Korea Pointing the Way Downward - August 9, 2006
By Stephen S. Poloz, Senior Vice-President, Financing Products Group, Export Development CanadaThe South Korean economy is often seen as a global bellwether. Accordingly, signs of a slowdown in Korean economic growth should be taken seriously by businesses sensitive to the global business cycle.
Korea’s economy slowed to 0.8% growth in the second quarter of the year, down from 1.2% in the first quarter, which was down from 1.6% per quarter during the second half of 2005. Compared to a year ago, the economy is growing at a rate of 5.3%, but it is clear that momentum has eased considerably. To illustrate, even if the economy doesn’t slow any further for the remainder of the year, annual growth will slide to just 3.5% by year end.
The slowdown is being led by household spending, and is most evident in construction activity, which is in full contraction. The reasons? First, interest rates have been hiked by a full percentage point since last October in order to pre-empt the emergence of inflationary pressures. The economy is in good shape, with unemployment around 3.5% and inflation at about 2.5%, but the authorities are concerned that higher oil prices will create an inflation problem down the road.
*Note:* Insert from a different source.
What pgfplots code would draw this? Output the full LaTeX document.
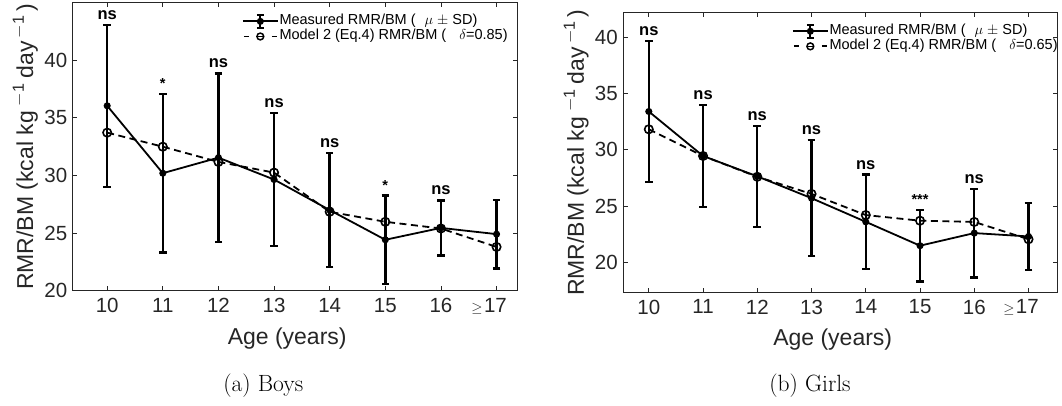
\documentclass[border=0pt]{standalone}
\usepackage{pgfplots}
\pgfplotsset{compat=1.18}
\usepackage{pgfplotstable}
\usepackage{graphicx}
\usepackage{fontspec}
\newfontfamily\helv{Liberation Sans}
\definecolor{axgray}{gray}{0.15}

\pgfplotstableread{
x y e
10 36.05 7.03
11 30.20 6.89
12 31.55 7.32
13 29.65 5.75
14 27.00 4.93
15 24.42 3.84
16 25.45 2.39
17 24.91 2.97
}\boysmeas
\pgfplotstableread{
x y
10 33.72
11 32.50
12 31.18
13 30.25
14 26.85
15 25.98
16 25.40
17 23.80
}\boysmodel
\pgfplotstableread{
x y l
10 43.08 ns
12 38.87 ns
13 35.40 ns
14 31.93 ns
16 27.84 ns
}\boysns
\pgfplotstableread{
x y l
11 37.09 *
15 28.26 *
}\boysstar

\pgfplotstableread{
x y e
10 33.40 6.27
11 29.45 4.51
12 27.64 4.49
13 25.70 5.15
14 23.60 4.20
15 21.48 3.18
16 22.60 3.93
17 22.30 2.99
}\girlsmeas
\pgfplotstableread{
x y
10 31.82
11 29.45
12 27.60
13 26.08
14 24.20
15 23.70
16 23.59
17 22.05
}\girlsmodel
\pgfplotstableread{
x y l
10 39.67 ns
11 33.96 ns
12 32.13 ns
13 30.85 ns
14 27.80 ns
16 26.53 ns
}\girlsns
\pgfplotstableread{
x y l
15 24.66 ***
}\girlsstar

\pgfplotsset{
  rmr/.style={
    scale only axis,
    anchor=south west,
    clip=false,
    axis line style={axgray, line width=0.8pt},
    tick style={axgray, line width=0.8pt},
    major tick length=4.5pt,
    tick align=inside,
    xtick pos=both, ytick pos=both,
    xtick={10,11,12,13,14,15,16,17},
    xticklabels={10,11,12,13,14,15,16,{{\fontsize{15}{15}\selectfont$\geq$}\kern1.5pt17\kern15pt}},
    ytick={20,25,30,35,40},
    yticklabels={20,25,30,35,40},
    ticklabel style={font=\helv\fontsize{20.5}{20.5}\selectfont, text=axgray},
    xticklabel style={yshift=-4pt},
    yticklabel style={xshift=-2pt},
    label style={font=\helv\fontsize{23}{23}\selectfont, text=axgray},
    xlabel={Age (years)},
    ylabel={RMR/BM (kcal kg\kern5pt\textsuperscript{$-$1}\kern5pt day\kern3pt\textsuperscript{$-$1}\kern4pt)},
    legend cell align=left,
  },
  meas/.style={black, line width=1.8pt, mark=*, mark size=2.6pt, mark options={solid},
    legend image code/.code={
      \draw[black, solid, line width=1.8pt] (0pt,0pt) -- (35pt,0pt);
      \draw[black, solid, line width=2pt] (17.5pt,-6.5pt) -- (17.5pt,6.5pt);
      \draw[black, solid, line width=2pt] (14pt,-6.5pt) -- (21pt,-6.5pt);
      \draw[black, solid, line width=2pt] (14pt,6.5pt) -- (21pt,6.5pt);
      \fill[black] (17.5pt,0pt) circle (2.6pt);
    },
    error bars/.cd, y dir=both, y explicit,
    error bar style={line width=2.4pt, black},
    error mark options={rotate=90, line width=2.4pt, mark size=3.8pt, black}},
  model/.style={black, line width=1.8pt, dash pattern=on 7pt off 4.5pt, mark=o, mark size=4.2pt,
    mark options={solid, line width=1.6pt},
    legend image code/.code={
      \draw[black, solid, line width=1.8pt] (1pt,0pt) -- (6pt,0pt);
      \draw[black, solid, line width=1.8pt] (29pt,0pt) -- (34pt,0pt);
      \draw[black, solid, line width=1.5pt] (17.5pt,0pt) circle (3.4pt);
      \draw[black, solid, line width=1.5pt] (14.1pt,0pt) -- (20.9pt,0pt);
    }},
  nsl/.style={draw=none, mark=none, forget plot, nodes near coords, point meta=explicit symbolic,
    nodes near coords style={anchor=base, yshift=5.5pt, text=black, font=\helv\bfseries\fontsize{16.5}{16.5}\selectfont}},
  starl/.style={draw=none, mark=none, forget plot, nodes near coords, point meta=explicit symbolic,
    nodes near coords style={anchor=base, yshift=5.5pt, text=black, font=\helv\bfseries\fontsize{14.5}{14.5}\selectfont}},
  legst/.style={legend style={draw=none, fill=none, anchor=north west,
    font=\helv\fontsize{14.5}{14.5}\selectfont, inner sep=0pt, row sep=0pt,
    nodes={text height=10pt, text depth=3.5pt, inner sep=0.8pt}}},
}

\begin{document}
\begin{tikzpicture}
\path[use as bounding box] (0pt,0pt) rectangle (1062pt,406pt);

% (a) Boys
\begin{axis}[rmr, legst,
  at={(72.7pt,115.3pt)}, width=445pt, height=288pt,
  xmin=9.38, xmax=17.38, ymin=20, ymax=45,
  xlabel style={at={(axis description cs:0.482,-0.1885)}, anchor=base},
  ylabel style={at={(axis description cs:-0.0892,0.5)}, anchor=base},
  legend style={at={(axis description cs:0.3798,0.962)}},
]
\addplot[meas] table[x=x, y=y, y error=e] {\boysmeas};
\addlegendentry{Measured RMR/BM (\hspace{9pt}$\mu$ $\pm$ SD)}
\addplot[model] table[x=x, y=y] {\boysmodel};
\addlegendentry{Model 2 (Eq.4) RMR/BM (\hspace{13pt}$\delta$=0.85)}
\addplot[nsl] table[x=x, y=y, meta=l] {\boysns};
\addplot[starl] table[x=x, y=y, meta=l] {\boysstar};
\end{axis}

% (b) Girls
\begin{axis}[rmr, legst,
  at={(623.3pt,113.7pt)}, width=434.5pt, height=279.4pt,
  xmin=9.53, xmax=17.54, ymin=17.34, ymax=42.16,
  xlabel style={at={(axis description cs:0.482,-0.1915)}, anchor=base},
  ylabel style={at={(axis description cs:-0.0905,0.5)}, anchor=base},
  legend style={at={(axis description cs:0.3876,0.962)}},
]
\addplot[meas] table[x=x, y=y, y error=e] {\girlsmeas};
\addlegendentry{Measured RMR/BM (\hspace{9pt}$\mu$ $\pm$ SD)}
\addplot[model] table[x=x, y=y] {\girlsmodel};
\addlegendentry{Model 2 (Eq.4) RMR/BM (\hspace{13pt}$\delta$=0.65)}
\addplot[nsl] table[x=x, y=y, meta=l] {\girlsns};
\addplot[starl] table[x=x, y=y, meta=l] {\girlsstar};
\end{axis}

\node[font=\fontsize{23.5}{23.5}\selectfont, anchor=base] at (263.3pt,14.3pt) {(a) Boys};
\node[font=\fontsize{23.5}{23.5}\selectfont, anchor=base] at (810pt,14.3pt) {(b) Girls};
\end{tikzpicture}
\end{document}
Indeed, Korea is one of the largest importers of oil in the world. The import bill accounted for 6.5% of Korea’s GDP in 2005, more than double its level just two years earlier. The total oil bill rose by more than 20% in 2005, and will be even higher again in 2006. This is forcing consumers to spend less on other goods and services, and is the second reason for the slowdown.
Meanwhile, Korea’s exports remain strong, up 19% in June compared to year-ago levels. While this offers some comfort that the economy is not falling into recession, export growth is much slower than the rates of 30-40% seen just 12-24 months ago. Exports to China, which were growing at a rate in excess of 50% during 2004 and into 2005, have slowed to a pace of 12% in the first half of 2006. Assuming China’s efforts to slow its economy further succeed – and indications are that the authorities are absolutely determined to bring this about – then Korea’s exports will slow even further. China represents more than 20% of Korea’s foreign sales.
Korea’s unique position as a major exporter to both the U.S. and China and a major importer of oil mean that all of the big forces acting on the world economy are hitting it head-on. This has been true for past fluctuations in the world economy, too. During the global slowdown of 1997-99, Korea was naturally one of the leaders, since the Asian crisis was a key ingredient of the downshift. Similarly, Korea’s recovery in 1999-2000 preceded global recovery by a couple of quarters. But Korea’s slowdown in 2000-01 also preceded the global moderation, and its recovery in 2002-03 was also a leading indicator for the world. Accordingly, its new slowdown is very likely a harbinger of slower growth at the global level, once again.
The bottom line? There is little reason to expect anything more than a moderation of growth in Korea, and therefore in the world more generally. But the balance of risks has clearly shifted to the downside, and Korea should be monitored for hints about how low growth might go.